Standard values

$\begin{aligned} \xi (\theta) & = \int_0^1 \sin^{-1} (\theta x) \cos^{-1} (\theta x) \ dx & \small \color{#3D99F6} \text{Let }u = \theta x \implies du = \theta \ dx \\ & = \frac 1\theta \int_0^\theta \sin^{-1} u \cos^{-1} u \ du & \small \color{#3D99F6} \text{Note that }\cos^{-1} u = \frac \pi 2 - \sin^{-1} u \\ & = \frac \pi{2\theta} \int_0^\theta \sin^{-1} u \ du - \frac 1\theta \int_0^\theta \left(\sin^{-1} u\right)^2 \ du & \small \color{#3D99F6} \text{By integration by parts} \end{aligned}$

$\begin{aligned} \quad \ \ & = \frac \pi{2\theta} \left[u\sin^{-1} u - \int \frac u{\sqrt{1-u^2}} du \right]_0^\theta - \frac 1\theta \left[u \left(\sin^{-1} u\right)^2 - \int \frac {2u \sin^{-1}u}{\sqrt{1-u^2}} du \right]_0^\theta \\ & = \frac \pi{2\theta} \left[u\sin^{-1} u + \sqrt{1-u^2} \right]_0^\theta - \frac 1\theta \left[u \left(\sin^{-1} u\right)^2 + 2\sqrt{1-u^2} \sin^{-1}u - \int 2\ du \right]_0^\theta \\ & = \frac \pi{2\theta} \left(\theta \sin^{-1} \theta + \sqrt{1-\theta^2} - 1 \right) - \frac 1\theta \left(\theta \left(\sin^{-1} \theta \right)^2 + 2 \sqrt{1-\theta^2} \sin^{-1}\theta - 2\theta \right) \\ & = 2 + \sin^{-1} \theta \cos^{-1} \theta - \frac \pi{2\theta} - \frac {\sqrt{1-\theta^2}}\theta \left(\sin^{-1} \theta - \cos^{-1} \theta \right) \end{aligned}$

Then, we have:

$\begin{aligned} \xi \left(1\right) & = 2 + \frac \pi 2 \times 0 - \frac \pi 2 - 0 = 2 - \frac \pi 2 \\ \xi \left(\frac 12 \right) & = 2 + \frac \pi 6 \times \frac \pi 3 - \pi - \sqrt 3 \left(\frac \pi 6 - \frac \pi 3\right) = 2 + \frac {\pi^2}{18} - \pi + \frac \pi{2\sqrt 3} \\ \xi \left(\frac 1{\sqrt 2} \right) & = 2 + \frac \pi 4 \times \frac \pi 4 - \frac \pi{\sqrt 2} - \left(\frac \pi 4 - \frac \pi 4\right) = 2 + \frac {\pi^2}{16} - \frac \pi{\sqrt 2} \\ \xi \left(\frac {\sqrt 3}2 \right) & = 2 + \frac \pi 3 \times \frac \pi 6 - \frac \pi{\sqrt 3} - \frac 1{\sqrt 3} \left(\frac \pi 3 - \frac \pi 6\right) = 2 + \frac {\pi^2}{18} - \frac {7\pi}{6\sqrt 3} \end{aligned}$

Therefore, $\xi \left(1\right) + \xi \left(\dfrac 12 \right) + \xi \left(\dfrac 1{\sqrt 2} \right) + \xi \left(\dfrac {\sqrt 3}2 \right) = 8 + \dfrac {25}{144}\pi^2 - \dfrac 32 \pi - \dfrac {4\sqrt 2+6\sqrt 3}{6\sqrt 6} \pi$ .

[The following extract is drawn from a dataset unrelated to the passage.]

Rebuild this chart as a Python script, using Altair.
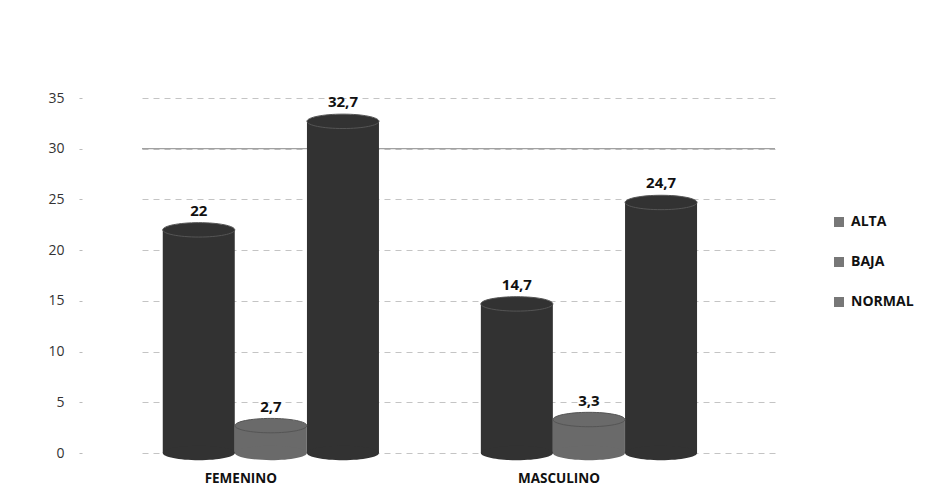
import altair as alt
import pandas as pd

# Datos: porcentaje por género y nivel
generos = ["FEMENINO", "MASCULINO"]
niveles = ["ALTA", "BAJA", "NORMAL"]
femenino = [22, 2.7, 32.7]
masculino = [14.7, 3.3, 24.7]
color_oscuro = "#323232"
color_baja = "#6a6a6a"
y_ticks = [0, 5, 10, 15, 20, 25, 30, 35]
linea_ref = [30]

rows = []
for g, vals in zip(generos, [femenino, masculino]):
    for n, v in zip(niveles, vals):
        rows.append({
            "genero": g,
            "nivel": n,
            "valor": v,
            "cero": 0,
            "etiqueta": f"{v:g}".replace(".", ","),
        })
df = pd.DataFrame(rows)

FONT = "Open Sans"
BAR_W = 72
ELIPSE = "M-1,0 A1,0.2 0 1,0 1,0 A1,0.2 0 1,0 -1,0 Z"

x_enc = alt.X(
    "genero:N",
    sort=generos,
    title=None,
    scale=alt.Scale(paddingInner=0.32, paddingOuter=0.155, align=0.21),
    axis=alt.Axis(
        labelAngle=0,
        labelFont=FONT,
        labelFontWeight="bold",
        labelFontSize=13.5,
        labelColor="#111111",
        labelPadding=18,
        labelOffset=-30,
        ticks=False,
        domain=False,
    ),
)
xo_enc = alt.XOffset("nivel:N", sort=niveles, scale=alt.Scale(paddingInner=0))
y_scale = alt.Scale(domain=[0, 35], nice=False)
color_enc = alt.condition(
    alt.datum.nivel == "BAJA", alt.value(color_baja), alt.value(color_oscuro)
)

base = alt.Chart(df).encode(x=x_enc, xOffset=xo_enc)

ref = alt.Chart(pd.DataFrame({"y": linea_ref})).mark_rule(
    color="#8a8a8a", strokeWidth=1
).encode(y=alt.Y("y:Q", scale=y_scale))

# Leyenda con muestras grises uniformes (marcas ocultas tras las barras)
leyenda = base.mark_point(filled=True, size=60, color="#777777", opacity=1).encode(
    y=alt.Y("cero:Q", scale=y_scale),
    shape=alt.Shape(
        "nivel:N",
        sort=niveles,
        scale=alt.Scale(domain=niveles, range=["square", "square", "square"]),
        title=None,
        legend=alt.Legend(
            orient="none",
            legendX=690,
            legendY=117,
            symbolSize=100,
            symbolFillColor="#777777",
            symbolStrokeWidth=0,
            labelFont=FONT,
            labelFontWeight="bold",
            labelFontSize=14,
            labelColor="#111111",
            rowPadding=26,
            labelOffset=5,
        ),
    ),
)

barras = base.mark_bar(width=BAR_W).encode(
    y=alt.Y(
        "valor:Q",
        scale=y_scale,
        title=None,
        axis=alt.Axis(
            values=y_ticks,
            labelFont=FONT,
            labelFontSize=14,
            labelColor="#333333",
            domain=False,
            tickColor="#bbbbbb",
            tickSize=3,
            offset=60,
            labelPadding=15,
            gridColor="#c4c4c4",
            gridDash=[6, 5],
        ),
    ),
    y2="cero:Q",
    color=color_enc,
)

fondo = base.mark_point(shape=ELIPSE, size=BAR_W * BAR_W, filled=True, opacity=1).encode(
    y=alt.Y("cero:Q", scale=y_scale),
    color=color_enc,
)

tapa = base.mark_point(
    shape=ELIPSE, size=BAR_W * BAR_W, filled=True, opacity=1,
    stroke="#555555", strokeWidth=1,
).encode(
    y=alt.Y("valor:Q", scale=y_scale),
    color=color_enc,
)

textos = base.mark_text(
    font=FONT, fontWeight="bold", fontSize=15, color="#111111", dy=-19
).encode(
    y=alt.Y("valor:Q", scale=y_scale),
    text="etiqueta:N",
)

chart = alt.layer(ref, leyenda, barras, fondo, tapa, textos).properties(
    width=633,
    height=355,
    autosize=alt.AutoSizeParams(type="none"),
    padding={"left": 142, "top": 98, "right": 162, "bottom": 46},
    background="white",
).configure_view(stroke=None)

chart.save("out.html", embed_options={"renderer": "svg", "actions": False})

$\implies \sqrt{a+b+c+d+3e+f+g} = \sqrt{8+25+144+3+3(2)+4+6} = \sqrt{196} = \boxed{14}$ .

Essentially, I used the same method of Chew-Seong Cheong. The only difference is that, in the end, I didn't get that bigger fraction with a square root on the denominator because I had rationalized everything. Then I had to solve a diophantine equation in order to go back to the irrational denominator! I found it very cool to use integers in a calculus problem. However, I think it was way too much handwork. There was no necessity of plugging in 4 different values for theta, just 1 or 2 would be enough since the hardest part sits on the integration process. Once you have the antiderivative, there's no difficulty on plugging in the values and simplifying the monstrous expression and you may actually forget some small detail and get the entire answer wrong.